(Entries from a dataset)
## BEGIN

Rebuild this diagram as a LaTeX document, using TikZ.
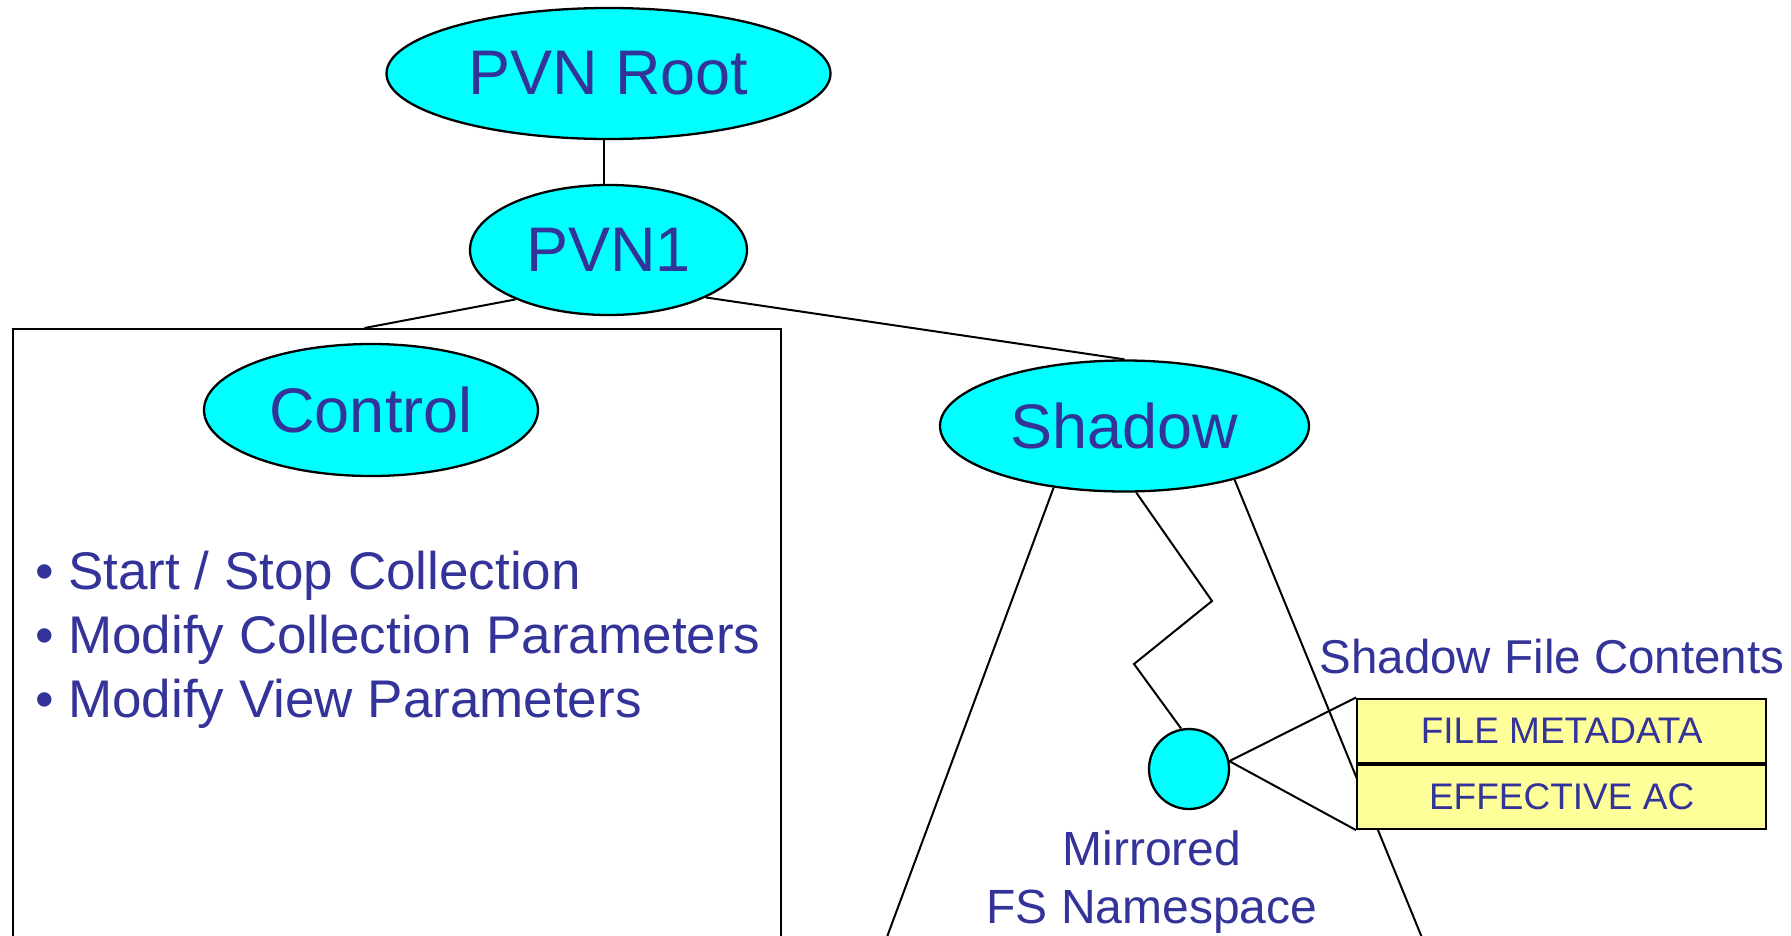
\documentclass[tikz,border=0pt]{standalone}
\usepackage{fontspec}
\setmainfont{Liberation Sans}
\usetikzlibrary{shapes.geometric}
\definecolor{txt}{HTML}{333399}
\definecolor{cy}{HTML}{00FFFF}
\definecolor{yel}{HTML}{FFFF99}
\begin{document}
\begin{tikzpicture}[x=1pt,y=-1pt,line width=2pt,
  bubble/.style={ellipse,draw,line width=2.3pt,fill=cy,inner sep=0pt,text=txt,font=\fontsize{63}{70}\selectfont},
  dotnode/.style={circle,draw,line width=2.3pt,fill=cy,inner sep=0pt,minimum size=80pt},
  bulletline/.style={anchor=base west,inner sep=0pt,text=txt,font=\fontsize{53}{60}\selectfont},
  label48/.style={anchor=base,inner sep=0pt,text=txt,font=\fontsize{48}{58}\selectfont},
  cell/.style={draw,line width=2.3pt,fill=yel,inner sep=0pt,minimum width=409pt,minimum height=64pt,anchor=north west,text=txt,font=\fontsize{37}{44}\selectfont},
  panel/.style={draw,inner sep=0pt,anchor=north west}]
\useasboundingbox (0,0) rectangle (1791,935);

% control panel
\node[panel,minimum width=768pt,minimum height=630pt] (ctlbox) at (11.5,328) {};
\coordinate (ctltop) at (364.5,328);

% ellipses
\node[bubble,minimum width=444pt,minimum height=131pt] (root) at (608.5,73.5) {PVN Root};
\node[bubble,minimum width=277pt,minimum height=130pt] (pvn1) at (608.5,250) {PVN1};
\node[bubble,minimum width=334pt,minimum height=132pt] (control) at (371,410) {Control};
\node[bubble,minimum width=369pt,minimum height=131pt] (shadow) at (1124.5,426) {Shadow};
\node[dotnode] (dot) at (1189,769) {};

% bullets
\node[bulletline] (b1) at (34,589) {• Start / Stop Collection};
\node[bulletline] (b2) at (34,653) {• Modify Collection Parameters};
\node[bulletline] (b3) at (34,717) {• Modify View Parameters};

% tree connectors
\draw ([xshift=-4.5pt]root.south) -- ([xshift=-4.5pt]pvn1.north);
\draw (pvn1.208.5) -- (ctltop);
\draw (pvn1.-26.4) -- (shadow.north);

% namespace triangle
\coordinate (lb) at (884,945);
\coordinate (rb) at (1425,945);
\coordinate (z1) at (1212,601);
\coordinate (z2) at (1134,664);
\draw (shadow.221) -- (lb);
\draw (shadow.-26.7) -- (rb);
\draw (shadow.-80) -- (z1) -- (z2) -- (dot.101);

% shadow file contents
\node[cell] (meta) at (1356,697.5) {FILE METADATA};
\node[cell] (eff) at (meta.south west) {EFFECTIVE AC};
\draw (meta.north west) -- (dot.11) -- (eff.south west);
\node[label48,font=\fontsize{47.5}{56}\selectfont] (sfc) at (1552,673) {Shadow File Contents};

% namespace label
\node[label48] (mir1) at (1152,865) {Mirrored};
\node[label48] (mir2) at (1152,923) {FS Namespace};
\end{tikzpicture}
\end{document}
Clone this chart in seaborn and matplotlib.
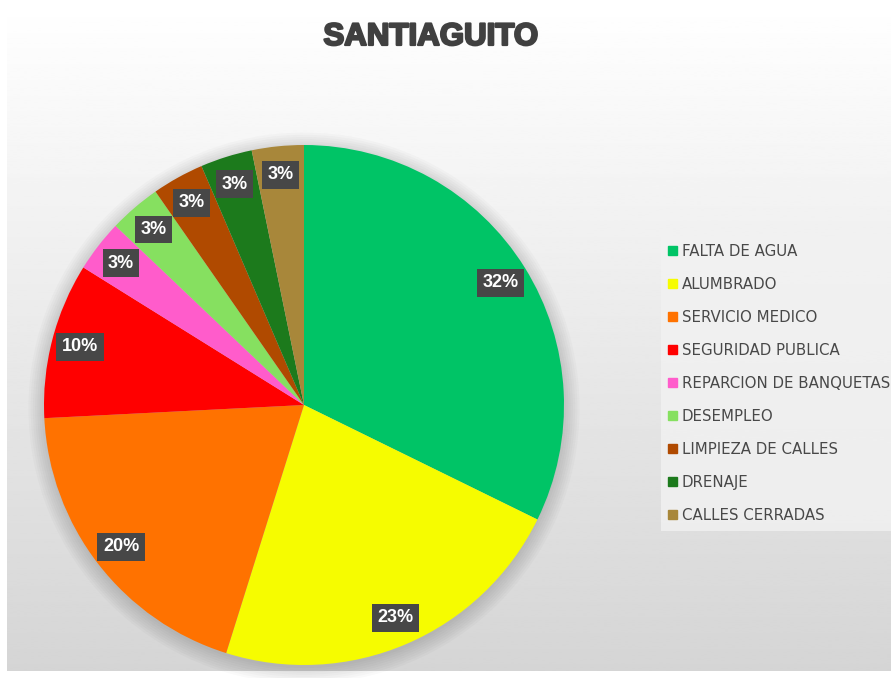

## END

| PROBLEM TO WORK ON |
Leave out the pictures and copy every record above exactly.

| RESPONSE TO THE TASK |
Rebuild this diagram as a LaTeX document, using TikZ.
\documentclass[tikz,border=0pt]{standalone}
\usepackage{fontspec}
\setmainfont{Liberation Sans}
\usetikzlibrary{shapes.geometric}
\definecolor{txt}{HTML}{333399}
\definecolor{cy}{HTML}{00FFFF}
\definecolor{yel}{HTML}{FFFF99}
\begin{document}
\begin{tikzpicture}[x=1pt,y=-1pt,line width=2pt,
  bubble/.style={ellipse,draw,line width=2.3pt,fill=cy,inner sep=0pt,text=txt,font=\fontsize{63}{70}\selectfont},
  dotnode/.style={circle,draw,line width=2.3pt,fill=cy,inner sep=0pt,minimum size=80pt},
  bulletline/.style={anchor=base west,inner sep=0pt,text=txt,font=\fontsize{53}{60}\selectfont},
  label48/.style={anchor=base,inner sep=0pt,text=txt,font=\fontsize{48}{58}\selectfont},
  cell/.style={draw,line width=2.3pt,fill=yel,inner sep=0pt,minimum width=409pt,minimum height=64pt,anchor=north west,text=txt,font=\fontsize{37}{44}\selectfont},
  panel/.style={draw,inner sep=0pt,anchor=north west}]
\useasboundingbox (0,0) rectangle (1791,935);

% control panel
\node[panel,minimum width=768pt,minimum height=630pt] (ctlbox) at (11.5,328) {};
\coordinate (ctltop) at (364.5,328);

% ellipses
\node[bubble,minimum width=444pt,minimum height=131pt] (root) at (608.5,73.5) {PVN Root};
\node[bubble,minimum width=277pt,minimum height=130pt] (pvn1) at (608.5,250) {PVN1};
\node[bubble,minimum width=334pt,minimum height=132pt] (control) at (371,410) {Control};
\node[bubble,minimum width=369pt,minimum height=131pt] (shadow) at (1124.5,426) {Shadow};
\node[dotnode] (dot) at (1189,769) {};

% bullets
\node[bulletline] (b1) at (34,589) {• Start / Stop Collection};
\node[bulletline] (b2) at (34,653) {• Modify Collection Parameters};
\node[bulletline] (b3) at (34,717) {• Modify View Parameters};

% tree connectors
\draw ([xshift=-4.5pt]root.south) -- ([xshift=-4.5pt]pvn1.north);
\draw (pvn1.208.5) -- (ctltop);
\draw (pvn1.-26.4) -- (shadow.north);

% namespace triangle
\coordinate (lb) at (884,945);
\coordinate (rb) at (1425,945);
\coordinate (z1) at (1212,601);
\coordinate (z2) at (1134,664);
\draw (shadow.221) -- (lb);
\draw (shadow.-26.7) -- (rb);
\draw (shadow.-80) -- (z1) -- (z2) -- (dot.101);

% shadow file contents
\node[cell] (meta) at (1356,697.5) {FILE METADATA};
\node[cell] (eff) at (meta.south west) {EFFECTIVE AC};
\draw (meta.north west) -- (dot.11) -- (eff.south west);
\node[label48,font=\fontsize{47.5}{56}\selectfont] (sfc) at (1552,673) {Shadow File Contents};

% namespace label
\node[label48] (mir1) at (1152,865) {Mirrored};
\node[label48] (mir2) at (1152,923) {FS Namespace};
\end{tikzpicture}
\end{document}
Clone this chart in seaborn and matplotlib.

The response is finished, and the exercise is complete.